Unifying Linearity and Dependency Analyses

Linearity and dependency analyses are key to several applications in computer science, especially, in resource management and information flow control. What connects these analyses is that both of them need to model at least two different worlds with constrained mutual interaction. Though linearity and dependency analyses address similar problems, the analyses are carried out by employing different methods. For linearity analysis, type systems employ the comonadic exponential modality from Girard's linear logic. For dependency analysis, type systems employ the monadic modality from Moggi's computational metalanguage.

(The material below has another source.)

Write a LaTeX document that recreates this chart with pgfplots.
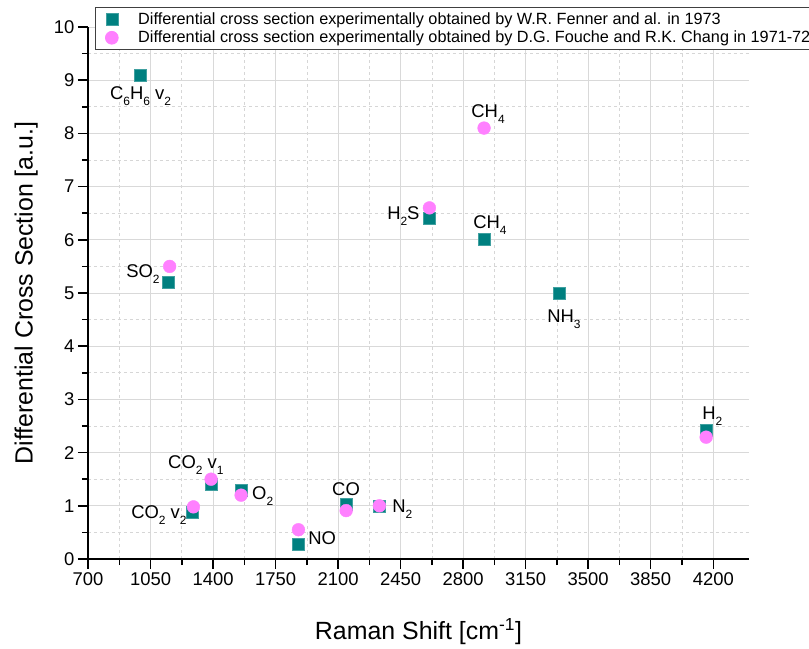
\documentclass[border=0pt]{standalone}
\usepackage{fontspec}
\setmainfont{Liberation Sans}
\usepackage{pgfplots}
\pgfplotsset{compat=1.18}

\definecolor{fenner}{HTML}{008080}
\definecolor{fouche}{HTML}{FF80FF}
\definecolor{gridmajor}{HTML}{D9D9D9}
\definecolor{gridminor}{HTML}{D6D6D6}

\newcommand{\molfont}{\fontsize{18.5}{20}\selectfont}
\newcommand{\labfont}{\fontsize{25}{28}\selectfont}
% chemical subscript: small and well below the baseline
\newcommand{\sub}[1]{\raisebox{-6bp}{\fontsize{12}{12}\selectfont #1}}

\begin{document}
\begin{tikzpicture}
\path[use as bounding box] (-88bp,-90bp) rectangle (721bp,559bp);
\begin{axis}[
  at={(0,0)}, anchor=south west,
  scale only axis, width=661bp, height=532bp,
  xmin=700, xmax=4400, ymin=0, ymax=10,
  axis x line*=bottom, axis y line*=left,
  axis line style={line width=1.5bp, black},
  xtick={700,1050,...,4200}, ytick={0,1,...,10},
  minor x tick num=1, minor y tick num=1,
  tick align=outside,
  major tick length=10bp, minor tick length=6bp,
  every tick/.style={line width=1.5bp, black},
  /pgf/number format/assume math mode=true,
  /pgf/number format/1000 sep={},
  scaled ticks=false,
  tick label style={font=\fontsize{18.5}{20}\selectfont},
  grid=both,
  major grid style={solid, gridmajor, line width=0.9bp},
  minor grid style={dashed, gridminor, line width=0.6bp},
  xlabel={Raman Shift [cm\textsuperscript{-1}]},
  ylabel={Differential Cross Section [a.u.]},
  every axis x label/.style={at={(rel axis cs:0.5,-0.137)}, anchor=center, font=\labfont},
  every axis y label/.style={at={(rel axis cs:-0.0935,0.5)}, rotate=90, anchor=center, font=\labfont},
  legend style={at={(rel axis cs:0.0106,1.0376)}, anchor=north west,
    draw=black!75, line width=0.8bp, fill=white,
    font=\fontsize{16.3}{19}\selectfont,
    inner xsep=10bp, inner ysep=3.5bp, row sep=1bp,
    /tikz/every odd column/.append style={column sep=18bp}},
  legend cell align=left,
  clip=false,
]

% W.R. Fenner et al. (1973)
\addplot[only marks, mark=square*, mark size=6bp,
  mark options={fill=fenner, draw=fenner!75!white, line width=0.6bp}]
  table {
  x     y
  992   9.1
  1152  5.2
  1285  0.88
  1388  1.4
  1556  1.3
  1877  0.27
  2145  1.03
  2331  1.0
  2611  6.4
  2917  6.0
  3336  5.0
  4160  2.42
  };
\addlegendentry{Differential cross section experimentally obtained by W.R. Fenner and al. in 1973}

% D.G. Fouche and R.K. Chang (1971-72)
\addplot[only marks, mark=*, mark size=6.4bp,
  mark options={fill=fouche, draw=fouche}]
  table {
  x     y
  1157  5.5
  1290  0.98
  1389  1.5
  1557  1.2
  1878  0.55
  2145  0.91
  2331  1.0
  2611  6.6
  2917  8.1
  4160  2.29
  };
\addlegendentry{Differential cross section experimentally obtained by D.G. Fouche and R.K. Chang in 1971-72}

% molecule labels
\begin{scope}[every node/.style={anchor=base west, inner sep=0pt, font=\molfont}]
\node at (axis cs:823,8.63)  {C\sub{6}H\sub{6} v\sub{2}};
\node at (axis cs:913,5.30)  {SO\sub{2}};
\node at (axis cs:1148,1.71) {CO\sub{2} v\sub{1}};
\node at (axis cs:941,0.77)  {CO\sub{2} v\sub{2}};
\node at (axis cs:1618,1.11) {O\sub{2}};
\node at (axis cs:1932,0.28) {NO};
\node at (axis cs:2066,1.20) {CO};
\node at (axis cs:2402,0.88) {N\sub{2}};
\node at (axis cs:2374,6.39) {H\sub{2}S};
\node at (axis cs:2845,8.29) {CH\sub{4}};
\node at (axis cs:2856,6.22) {CH\sub{4}};
\node at (axis cs:3270,4.45) {NH\sub{3}};
\node at (axis cs:4138,2.63) {H\sub{2}};
\end{scope}
\end{axis}
\end{tikzpicture}
\end{document}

Owing to this methodical difference, a unification of the two analyses, though theoretically and practically desirable, is not straightforward. Fortunately, with recent advances in graded-context type systems, it has been realized that linearity and dependency analyses can be viewed through the same lens. However, existing graded-context type systems fall short of a unification of linearity and dependency analyses. The problem with existing graded-context type systems is that though their linearity analysis is general, their dependency analysis is limited, primarily because the graded modality they employ is comonadic and not monadic. In this paper, we address this limitation by systematically extending existing graded-context type systems so that the graded modality is both comonadic and monadic. This extension enables us to unify linearity analysis with a general dependency analysis. We present a unified Linear Dependency Calculus, LDC, which analyses linearity and dependency using the same mechanism in an arbitrary Pure Type System. We show that LDC is a general linear and dependency calculus by subsuming into it the standard calculi for the individual analyses.